PROBLEM DETAILS: Every line below should be copied exactly; drop the pictures.

SOURCE EXCERPT:
+ + +

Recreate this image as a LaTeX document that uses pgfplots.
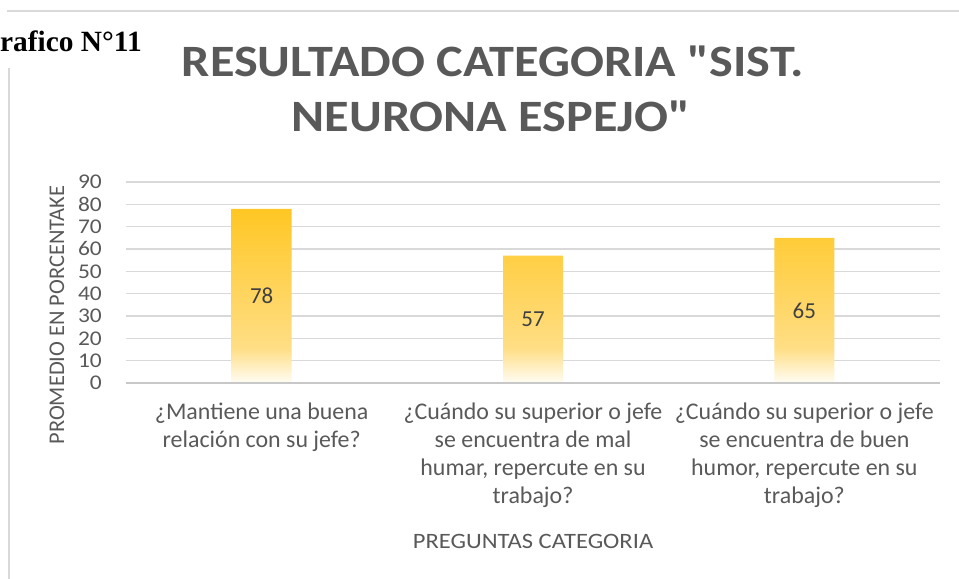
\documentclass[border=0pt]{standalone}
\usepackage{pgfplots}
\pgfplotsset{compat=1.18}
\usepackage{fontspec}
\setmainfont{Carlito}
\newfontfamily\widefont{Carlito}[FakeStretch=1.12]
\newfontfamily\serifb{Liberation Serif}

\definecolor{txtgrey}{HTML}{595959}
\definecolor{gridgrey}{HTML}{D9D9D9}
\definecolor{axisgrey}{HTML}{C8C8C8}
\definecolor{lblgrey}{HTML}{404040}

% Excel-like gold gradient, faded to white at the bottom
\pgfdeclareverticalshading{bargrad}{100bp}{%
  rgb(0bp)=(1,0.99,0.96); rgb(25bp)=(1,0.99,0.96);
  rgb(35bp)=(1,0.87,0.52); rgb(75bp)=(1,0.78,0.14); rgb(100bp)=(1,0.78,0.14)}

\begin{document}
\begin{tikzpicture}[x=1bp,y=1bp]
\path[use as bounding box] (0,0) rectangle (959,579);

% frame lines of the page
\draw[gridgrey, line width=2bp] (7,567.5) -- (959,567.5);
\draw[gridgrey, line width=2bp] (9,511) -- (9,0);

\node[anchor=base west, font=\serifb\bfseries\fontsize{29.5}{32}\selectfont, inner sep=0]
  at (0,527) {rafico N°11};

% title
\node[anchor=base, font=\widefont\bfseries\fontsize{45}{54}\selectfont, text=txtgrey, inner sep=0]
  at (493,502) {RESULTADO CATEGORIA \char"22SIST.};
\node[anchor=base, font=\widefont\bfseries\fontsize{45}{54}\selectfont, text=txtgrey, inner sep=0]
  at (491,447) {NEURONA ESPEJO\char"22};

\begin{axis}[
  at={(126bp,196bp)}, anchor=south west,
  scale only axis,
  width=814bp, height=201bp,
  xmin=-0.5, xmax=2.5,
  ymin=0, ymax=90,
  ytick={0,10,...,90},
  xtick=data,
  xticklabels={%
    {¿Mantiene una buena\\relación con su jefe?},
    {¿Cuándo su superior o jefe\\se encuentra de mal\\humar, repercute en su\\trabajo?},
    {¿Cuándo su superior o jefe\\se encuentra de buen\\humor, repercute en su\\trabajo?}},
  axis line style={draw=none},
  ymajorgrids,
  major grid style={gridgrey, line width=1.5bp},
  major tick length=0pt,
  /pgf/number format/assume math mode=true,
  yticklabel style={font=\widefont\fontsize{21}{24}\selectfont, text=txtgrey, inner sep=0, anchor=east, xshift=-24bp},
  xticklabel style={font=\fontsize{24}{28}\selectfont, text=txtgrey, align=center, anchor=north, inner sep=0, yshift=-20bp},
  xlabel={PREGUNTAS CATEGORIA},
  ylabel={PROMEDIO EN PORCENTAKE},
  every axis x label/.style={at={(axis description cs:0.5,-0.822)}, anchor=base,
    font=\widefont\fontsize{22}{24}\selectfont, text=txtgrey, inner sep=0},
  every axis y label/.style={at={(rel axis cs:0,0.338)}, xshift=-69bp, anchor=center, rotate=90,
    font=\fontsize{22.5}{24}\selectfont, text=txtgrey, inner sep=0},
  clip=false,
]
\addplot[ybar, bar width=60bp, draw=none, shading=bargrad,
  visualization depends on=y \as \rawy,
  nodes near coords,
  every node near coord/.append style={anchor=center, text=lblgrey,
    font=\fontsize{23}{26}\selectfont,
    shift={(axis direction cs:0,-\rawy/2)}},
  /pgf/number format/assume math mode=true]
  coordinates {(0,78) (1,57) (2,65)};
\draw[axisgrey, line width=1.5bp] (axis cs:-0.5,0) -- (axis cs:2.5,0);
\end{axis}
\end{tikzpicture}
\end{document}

+ + +

TASK ANSWER:
Recreate this image as a LaTeX document that uses pgfplots.
\documentclass[border=0pt]{standalone}
\usepackage{pgfplots}
\pgfplotsset{compat=1.18}
\usepackage{fontspec}
\setmainfont{Carlito}
\newfontfamily\widefont{Carlito}[FakeStretch=1.12]
\newfontfamily\serifb{Liberation Serif}

\definecolor{txtgrey}{HTML}{595959}
\definecolor{gridgrey}{HTML}{D9D9D9}
\definecolor{axisgrey}{HTML}{C8C8C8}
\definecolor{lblgrey}{HTML}{404040}

% Excel-like gold gradient, faded to white at the bottom
\pgfdeclareverticalshading{bargrad}{100bp}{%
  rgb(0bp)=(1,0.99,0.96); rgb(25bp)=(1,0.99,0.96);
  rgb(35bp)=(1,0.87,0.52); rgb(75bp)=(1,0.78,0.14); rgb(100bp)=(1,0.78,0.14)}

\begin{document}
\begin{tikzpicture}[x=1bp,y=1bp]
\path[use as bounding box] (0,0) rectangle (959,579);

% frame lines of the page
\draw[gridgrey, line width=2bp] (7,567.5) -- (959,567.5);
\draw[gridgrey, line width=2bp] (9,511) -- (9,0);

\node[anchor=base west, font=\serifb\bfseries\fontsize{29.5}{32}\selectfont, inner sep=0]
  at (0,527) {rafico N°11};

% title
\node[anchor=base, font=\widefont\bfseries\fontsize{45}{54}\selectfont, text=txtgrey, inner sep=0]
  at (493,502) {RESULTADO CATEGORIA \char"22SIST.};
\node[anchor=base, font=\widefont\bfseries\fontsize{45}{54}\selectfont, text=txtgrey, inner sep=0]
  at (491,447) {NEURONA ESPEJO\char"22};

\begin{axis}[
  at={(126bp,196bp)}, anchor=south west,
  scale only axis,
  width=814bp, height=201bp,
  xmin=-0.5, xmax=2.5,
  ymin=0, ymax=90,
  ytick={0,10,...,90},
  xtick=data,
  xticklabels={%
    {¿Mantiene una buena\\relación con su jefe?},
    {¿Cuándo su superior o jefe\\se encuentra de mal\\humar, repercute en su\\trabajo?},
    {¿Cuándo su superior o jefe\\se encuentra de buen\\humor, repercute en su\\trabajo?}},
  axis line style={draw=none},
  ymajorgrids,
  major grid style={gridgrey, line width=1.5bp},
  major tick length=0pt,
  /pgf/number format/assume math mode=true,
  yticklabel style={font=\widefont\fontsize{21}{24}\selectfont, text=txtgrey, inner sep=0, anchor=east, xshift=-24bp},
  xticklabel style={font=\fontsize{24}{28}\selectfont, text=txtgrey, align=center, anchor=north, inner sep=0, yshift=-20bp},
  xlabel={PREGUNTAS CATEGORIA},
  ylabel={PROMEDIO EN PORCENTAKE},
  every axis x label/.style={at={(axis description cs:0.5,-0.822)}, anchor=base,
    font=\widefont\fontsize{22}{24}\selectfont, text=txtgrey, inner sep=0},
  every axis y label/.style={at={(rel axis cs:0,0.338)}, xshift=-69bp, anchor=center, rotate=90,
    font=\fontsize{22.5}{24}\selectfont, text=txtgrey, inner sep=0},
  clip=false,
]
\addplot[ybar, bar width=60bp, draw=none, shading=bargrad,
  visualization depends on=y \as \rawy,
  nodes near coords,
  every node near coord/.append style={anchor=center, text=lblgrey,
    font=\fontsize{23}{26}\selectfont,
    shift={(axis direction cs:0,-\rawy/2)}},
  /pgf/number format/assume math mode=true]
  coordinates {(0,78) (1,57) (2,65)};
\draw[axisgrey, line width=1.5bp] (axis cs:-0.5,0) -- (axis cs:2.5,0);
\end{axis}
\end{tikzpicture}
\end{document}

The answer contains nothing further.